Work instructions ::
Answer with one number only: the number of lines that contain "code".

Records to use ::
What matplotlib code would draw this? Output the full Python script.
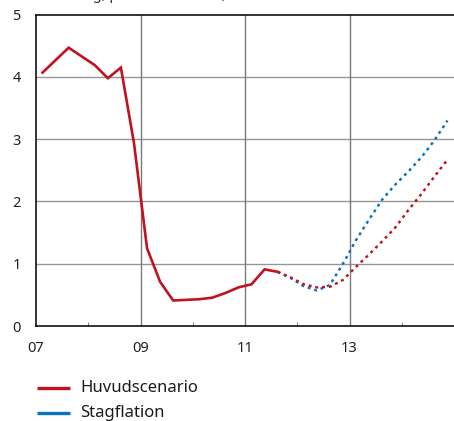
import matplotlib
matplotlib.use("Agg")
import matplotlib.pyplot as plt
from matplotlib.ticker import FixedLocator

plt.rcParams['font.family'] = ['Noto Sans', 'DejaVu Sans']

# Quarterly observations (quarter midpoints), outcome 2007 Q1 - 2011 Q3
hist_x = [2007.125 + 0.25 * i for i in range(19)]
hist_main = [4.07, 4.27, 4.47, 4.33, 4.19, 3.98, 4.15, 2.94, 1.25, 0.71,
             0.41, 0.42, 0.43, 0.455, 0.53, 0.62, 0.67, 0.91, 0.87]

# Forecasts 2011 Q3 - 2014 Q4
fc_x = [2011.625 + 0.25 * i for i in range(14)]
fc_main = [0.87, 0.78, 0.67, 0.62, 0.63, 0.74, 0.95, 1.15, 1.36, 1.58,
           1.86, 2.12, 2.40, 2.67]
fc_stag = [0.87, 0.77, 0.64, 0.57, 0.66, 1.00, 1.38, 1.71, 2.03, 2.27,
           2.48, 2.71, 2.98, 3.30]

series_names = ["Huvudscenario", "Stagflation"]
year_ticks = [2007, 2009, 2011, 2013]
year_labels = ["07", "09", "11", "13"]
minor_years = [2008, 2010, 2012, 2014]
y_ticks = [0, 1, 2, 3, 4, 5]

RED = "#c1121f"
BLUE = "#0a72c0"

W, H = 454, 421
fig = plt.figure(figsize=(W / 100, H / 100), dpi=100)
ax = fig.add_axes([36 / W, 1 - 326 / H, 418 / W, (326 - 14.7) / H])

ax.set_xlim(2007, 2015)
ax.set_ylim(0, 5)

# grid
for yv in y_ticks[1:-1]:
    ax.axhline(yv, color="#969696", lw=1.0, zorder=1)
for xv in year_ticks[1:]:
    ax.axvline(xv, color="#7a7a7a", lw=1.0, zorder=1)

dot = (0, (1.2, 1.6))
lw = 1.75
ax.plot(fc_x, fc_stag, color=BLUE, lw=lw, linestyle=dot, zorder=3)
ax.plot(fc_x, fc_main, color=RED, lw=lw, linestyle=dot, zorder=4)
ax.plot(hist_x, hist_main, color=RED, lw=1.9, zorder=5,
        solid_joinstyle="miter")

ax.xaxis.set_major_locator(FixedLocator(year_ticks))
ax.set_xticklabels(year_labels)
ax.xaxis.set_minor_locator(FixedLocator(minor_years))
ax.tick_params(axis="x", which="major", length=0, pad=11, labelsize=10.5,
               colors="#222222")
ax.tick_params(axis="x", which="minor", direction="in", length=3, width=0.8,
               color="#888888")
ax.set_yticks(y_ticks)
ax.tick_params(axis="y", length=0, pad=14, labelsize=10.5, colors="#222222")
for lab in ax.get_yticklabels():
    lab.set_horizontalalignment("center")

for side in ["left", "top", "bottom"]:
    ax.spines[side].set_color("#111111")
    ax.spines[side].set_linewidth(1.2)
ax.spines["right"].set_visible(False)

# legend
ax_leg = fig.add_axes([0, 0, 1, 1], facecolor="none")
ax_leg.set_xlim(0, W)
ax_leg.set_ylim(H, 0)
ax_leg.axis("off")
for i, (name, col) in enumerate(zip(series_names, [RED, BLUE])):
    yy = 388 + 24.5 * i
    ax_leg.plot([37, 70], [yy, yy], color=col, lw=2.4, solid_capstyle="butt")
    ax_leg.text(80, yy + 0.5, name, fontsize=12, va="center", ha="left",
                color="#1a1a1a")

# unit line above the plot area, running off the top edge
fig.text(43 / W, 1 + 1.5 / H, "Utlåning, procent i årstakt, kvartalsmedelvärden",
         fontsize=10.5, va="baseline", ha="left", color="#333333")

fig.savefig("out.png", dpi=100)
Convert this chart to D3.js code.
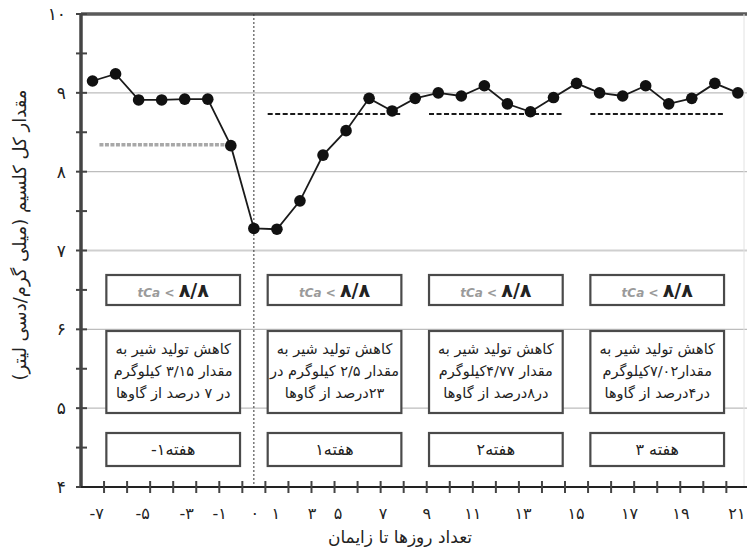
<!DOCTYPE html>
<html><head><meta charset="utf-8">
<script src="https://cdn.jsdelivr.net/npm/d3@7"></script>
<style>body{margin:0;background:#fff}svg{display:block}text{font-family:"DejaVu Sans",sans-serif}</style>
</head><body>
<script>
// ---- data ----
const days = [-7,-6,-5,-4,-3,-2,-1,0,1,2,3,4,5,6,7,8,9,10,11,12,13,14,15,16,17,18,19,20,21];
const calcium = [9.15,9.24,8.91,8.91,8.92,8.92,8.33,7.28,7.27,7.63,8.21,8.52,8.93,8.77,8.93,9.00,8.96,9.09,8.86,8.76,8.94,9.12,9.00,8.96,9.09,8.86,8.93,9.12,9.00];
const yTicks = [4,5,6,7,8,9,10];
const yTickLabels = ['۴','۵','۶','۷','۸','۹','۱۰'];
const xTickLabels = ['-۷','-۵','-۳','-۱','۰','۱','۳','۵','۷','۹','۱۱','۱۳','۱۵','۱۷','۱۹','۲۱'];
const xTickLabelAt = [-6.82,-4.82,-2.91,-1.48,0.04,0.95,2.52,3.65,5.6,7.5,9.5,11.68,13.98,16.3,18.53,20.96];
const weekStart = [-7,0,7,14];
const weekLabels = ['هفته۱-','هفته۱','هفته۲','هفته ۳'];
const thresholdLabel = '۸/۸';
const weekThreshold = [8.34,8.73,8.73,8.73];
const weekNotes = [
  ['کاهش تولید شیر به','مقدار ۳/۱۵ کیلوگرم','در ۷ درصد از گاوها'],
  ['کاهش تولید شیر به','مقدار ۲/۵ کیلوگرم در','۲۳درصد از گاوها'],
  ['کاهش تولید شیر به','مقدار ۴/۷۷کیلوگرم','در۸درصد از گاوها'],
  ['کاهش تولید شیر به','مقدار۷/۰۲کیلوگرم','در۴درصد از گاوها']
];
const xTitle = 'تعداد روزها تا زایمان';
const yTitle = 'مقدار کل کلسیم (میلی گرم/دسی لیتر)';

// ---- layout ----
const W = 747, H = 548;
const svg = d3.select('body').append('svg').attr('width', W).attr('height', H);
const x = d3.scaleLinear().domain([-7.5, 21.5]).range([81, 749.4]);
const y = d3.scaleLinear().domain([4, 10]).range([487, 14]);
const right = W;

// grid lines
svg.append('g').selectAll('line').data(yTicks.filter(v => v > 4 && v < 10)).join('line')
  .attr('x1', x(-7.5)).attr('x2', right).attr('y1', d => y(d)).attr('y2', d => y(d))
  .attr('stroke', d => d === 7 ? '#cfcfcf' : '#bdbdbd').attr('stroke-width', d => d === 7 ? 2.2 : 1.2);

// top frame line
svg.append('line').attr('x1', x(-7.5)).attr('x2', right).attr('y1', y(10)).attr('y2', y(10))
  .attr('stroke', '#5a5a5a').attr('stroke-width', 3.5);
// faint right border
svg.append('line').attr('x1', 744).attr('x2', 744).attr('y1', y(10)).attr('y2', y(4))
  .attr('stroke', '#e2e2e2').attr('stroke-width', 1);

// vertical dashed line at day 0
svg.append('line').attr('x1', x(0)).attr('x2', x(0)).attr('y1', y(10)).attr('y2', y(4))
  .attr('stroke', '#333').attr('stroke-width', 1).attr('stroke-dasharray', '2,2');

// threshold dashed lines
svg.append('g').selectAll('line').data(weekStart).join('line')
  .attr('x1', (d, i) => x(d + (i === 0 ? 0.3 : 0.6))).attr('x2', (d, i) => x(d + (i === 0 ? 6.05 : 6.4)))
  .attr('y1', (d, i) => y(weekThreshold[i])).attr('y2', (d, i) => y(weekThreshold[i]))
  .attr('stroke', (d, i) => i === 0 ? '#a8a8a8' : '#1a1a1a')
  .attr('stroke-width', (d, i) => i === 0 ? 3.5 : 2)
  .attr('stroke-dasharray', (d, i) => i === 0 ? '4,1.5' : '5,2.5');

// data line and points
const pts = days.map((d, i) => [d, calcium[i]]);
svg.append('path').datum(pts)
  .attr('d', d3.line().x(d => x(d[0])).y(d => y(d[1])))
  .attr('fill', 'none').attr('stroke', '#1a1a1a').attr('stroke-width', 1.8);
svg.append('g').selectAll('circle').data(pts).join('circle')
  .attr('cx', d => x(d[0])).attr('cy', d => y(d[1])).attr('r', 5.8).attr('fill', '#111');

// boxes
const bx = i => x(weekStart[i] + 0.6), bw = i => x(weekStart[i] + 6.4) - x(weekStart[i] + 0.6);
const boxes = svg.append('g');
weekStart.forEach((s, i) => {
  const g = boxes.append('g');
  g.append('rect').attr('x', bx(i)).attr('y', 275).attr('width', bw(i)).attr('height', 30)
    .attr('fill', '#fff').attr('stroke', '#4a4a4a').attr('stroke-width', 2.2);
  const t = g.append('text').attr('x', bx(i) + bw(i) / 2).attr('y', 297).attr('text-anchor', 'middle')
    .attr('direction', 'ltr');
  t.append('tspan').text('tCa < ').attr('font-style', 'italic').attr('font-weight', 'bold')
    .attr('font-size', 12).attr('fill', '#9a9a9a');
  t.append('tspan').text(thresholdLabel).attr('font-weight', 'bold').attr('font-size', 19).attr('fill', '#222');
  g.append('rect').attr('x', bx(i)).attr('y', 331).attr('width', bw(i)).attr('height', 82)
    .attr('fill', '#fff').attr('stroke', '#4a4a4a').attr('stroke-width', 2.2);
  weekNotes[i].forEach((line, j) => {
    g.append('text').attr('x', bx(i) + bw(i) / 2).attr('y', 354 + j * 22)
      .attr('text-anchor', 'middle').attr('direction', 'rtl').attr('font-size', 14.5).attr('fill', '#222')
      .text(line);
  });
  g.append('rect').attr('x', bx(i)).attr('y', 433).attr('width', bw(i)).attr('height', 33)
    .attr('fill', '#fff').attr('stroke', '#4a4a4a').attr('stroke-width', 2.2);
  g.append('text').attr('x', bx(i) + bw(i) / 2).attr('y', 455).attr('text-anchor', 'middle')
    .attr('direction', 'rtl').attr('font-size', 16).attr('fill', '#222').text(weekLabels[i]);
});

// y axis
svg.append('line').attr('x1', x(-7.5)).attr('x2', x(-7.5)).attr('y1', y(10)).attr('y2', y(4) + 1)
  .attr('stroke', '#444').attr('stroke-width', 3.5);
const yMinor = d3.range(4.5, 10, 1);
svg.append('g').selectAll('line').data(yTicks.concat(yMinor)).join('line')
  .attr('x1', x(-7.5) - 5).attr('x2', x(-7.5) + 6).attr('y1', d => y(d)).attr('y2', d => y(d))
  .attr('stroke', '#444').attr('stroke-width', 2);
svg.append('g').selectAll('text').data(yTicks).join('text')
  .attr('x', 66).attr('y', d => y(d) + 6).attr('text-anchor', 'end')
  .attr('font-size', 17).attr('fill', '#222').text((d, i) => yTickLabels[i]);

// x axis
svg.append('line').attr('x1', x(-7.5)).attr('x2', right).attr('y1', y(4)).attr('y2', y(4))
  .attr('stroke', '#222').attr('stroke-width', 2);
svg.append('g').selectAll('line').data(d3.range(-6.5, 21, 1)).join('line')
  .attr('x1', d => x(d)).attr('x2', d => x(d)).attr('y1', y(4) - 6).attr('y2', y(4) + 6)
  .attr('stroke', '#444').attr('stroke-width', 2);
svg.append('g').selectAll('text').data(xTickLabels).join('text')
  .attr('x', (d, i) => x(xTickLabelAt[i])).attr('y', 519).attr('text-anchor', 'middle')
  .attr('direction', 'ltr').attr('font-size', 16).attr('fill', '#222').text(d => d);

// titles
svg.append('text').attr('x', 400).attr('y', 543).attr('text-anchor', 'middle').attr('direction', 'rtl')
  .attr('font-size', 17).attr('fill', '#222').text(xTitle);
svg.append('text').attr('transform', 'translate(26,235) rotate(-90)').attr('text-anchor', 'middle')
  .attr('direction', 'rtl').attr('font-size', 18).attr('fill', '#222').text(yTitle);
</script>
</body></html>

Task solution ::
2